Artistic Practice & Scope

Artistic Practice and Scope


 Artistic Practice and Scope — Key Distinctions, Diasporic Inflection, and Critical Reach

19 April 2025

Intersecting Vectors of Practice

Yutaka Inagawa’s practice operates at the interstice where post‑digital image‑culture, speculative materialism, embodied memory, and a self‑reflexive diasporic condition converge. Trained as a painter yet unbounded by medium, he approaches the studio as an adaptive laboratory in which painting, digital photomontage (initially hand‑cut in Photoshop, later augmented by algorithmic blending), video assembled from iPhone footage, sculptural bricolage, and curatorial composition function as interchangeable components of a single, recursive system. Rather than treating media as fixed categories, he engages them as ontological vectors—paths through which matter and data migrate, mutate, and cross‑pollinate.

Diasporic Lens & Internal Exile

Although now based in Onomichi, Inagawa spent nine formative years in London and effectively launched his career there. Returning to Japan produced a persistent reverse‑culture shock that left him feeling like “an in‑between entity—half‑alien and half‑native,” suspended on the border between insider and outsider. This condition resembles what cultural theorists call an internal diaspora—displacement experienced psychically rather than geographically. Accordingly, his projects draw collaborators from dispersed locales, injecting polyglot tensions into local Japanese contexts that resist any single narrative logic. This multi‑sited outlook prompted GDM to present his work under an “Asian Diaspora” rubric at Tokyo Gendai; his practice embodies a diasporic simultaneity, situating Asian identity within a mutable web of global exchanges rather than a fixed homeland.

Micro‑Archive Methodology

Inagawa works from a hyper‑personal archive: phone‑roll snapshots, studio detritus, market ephemera, and short video clips captured on his iPhone. In an era saturated with anonymised, AI‑scraped datasets, this intimate reservoir foregrounds lineage and authorship while still leveraging tools such as automated masking, parametric distortion, and generative recombination.

Rhizomatic Narratives & Productive Mistranslation

Conceptually, his storytelling is non‑linear and rhizomatic, sharpened through the fertile glitch of mistranslation. Precise painterly passages cohabit with pixel debris; captions appear spliced or mistranscribed; quasi‑spiritual aphorisms surface in unexpected corners. These ruptures produce a polyphonic ontology in which objects, images, and words continually renegotiate meaning.

Material Tension: The Digital‑Grotesque Sublime

His installations exploit a measured clash between fragility and excess.

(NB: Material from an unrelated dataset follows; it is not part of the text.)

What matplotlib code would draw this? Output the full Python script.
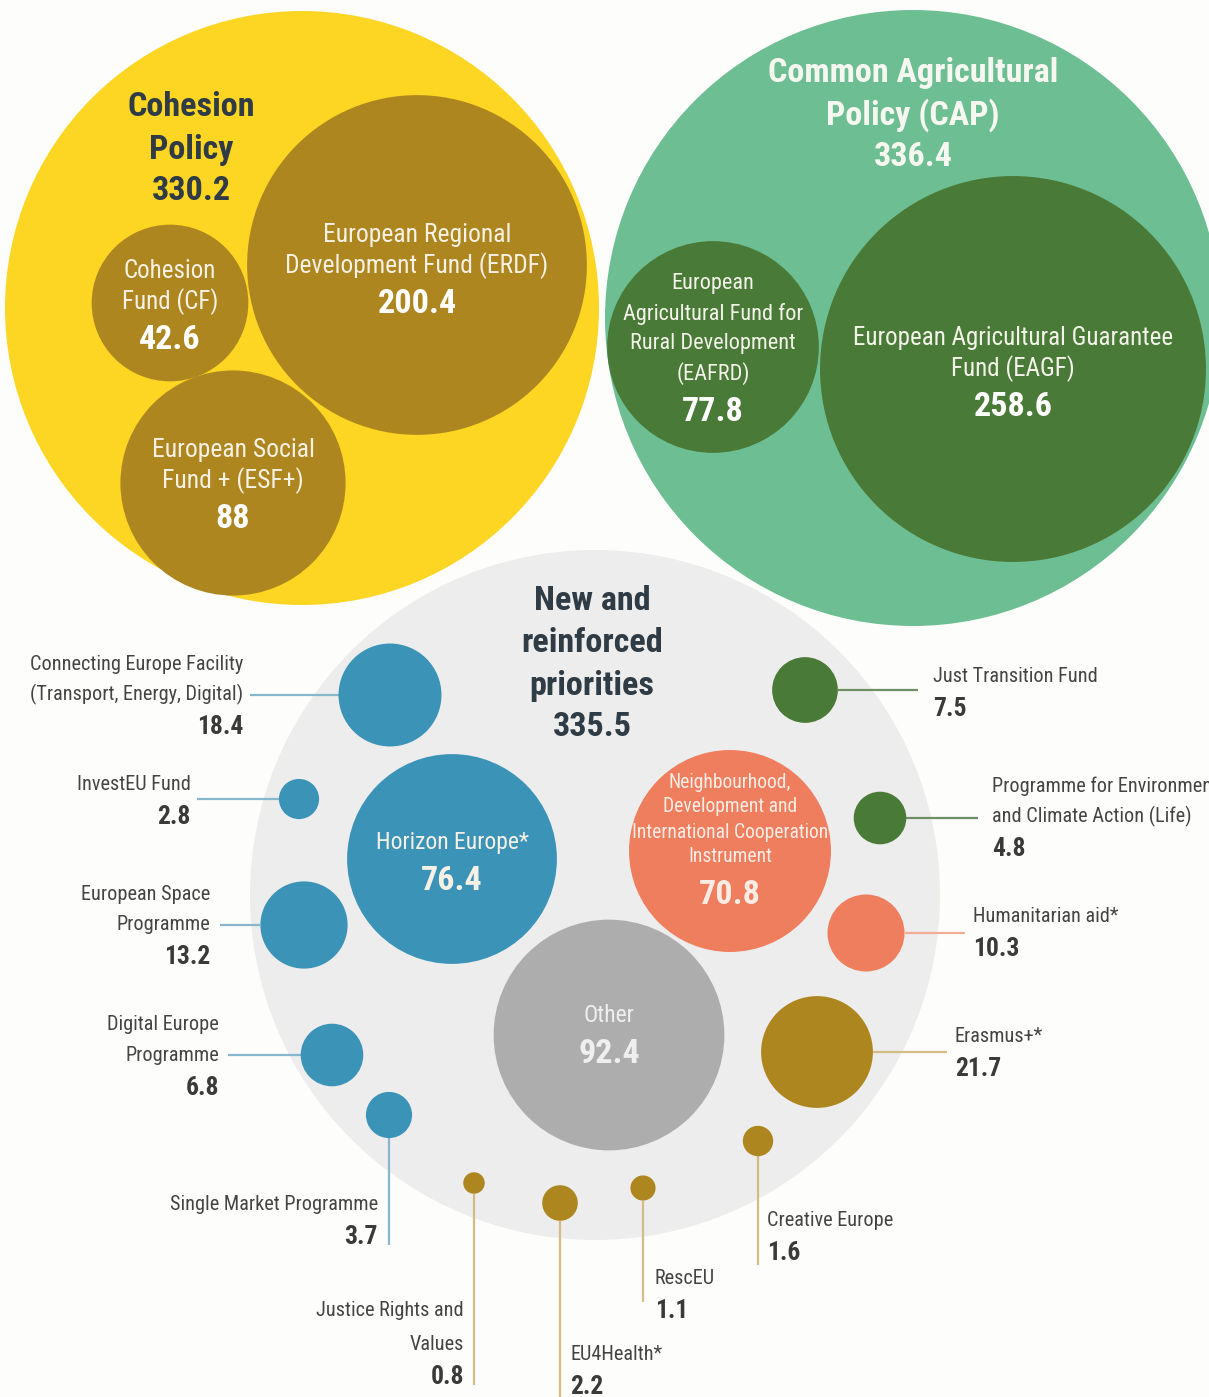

Delicately printed vellum membranes may hang beside rusted rebar; a solitary baroque brushstroke overlays photogrammetric coral structures. Inagawa terms this contradiction the digital‑grotesque sublime—a sensory surplus that resists tidy codification and invites affective overload.

Curatorial Ecosystems

Extending his praxis into exhibition‑making, Inagawa treats the show itself as an expanded montage engine. Platforms such as Floating Urban Slime/Sublime and Nurturing Nodes in the Nook of an Odd Sock mobilise other artists’ works as recombinant material, scripting immersive ecosystems where agency is distributed across makers, viewers, and architecture alike. Here, the diasporic logic resurfaces: artworks and audiences become transient co‑inhabitants in a provisional terrain, mirroring the artist’s own multi‑sited identity.

Toward Hybrid Realities

What ultimately distinguishes Inagawa is not merely his deft fusion of media, but his sustained interrogation of how personal history, Asian diasporic consciousness, and technological mediation can fold into one another, generating hybrid realities that are at once intimate and planetary, fragile and baroque, meticulously crafted yet perpetually in flux.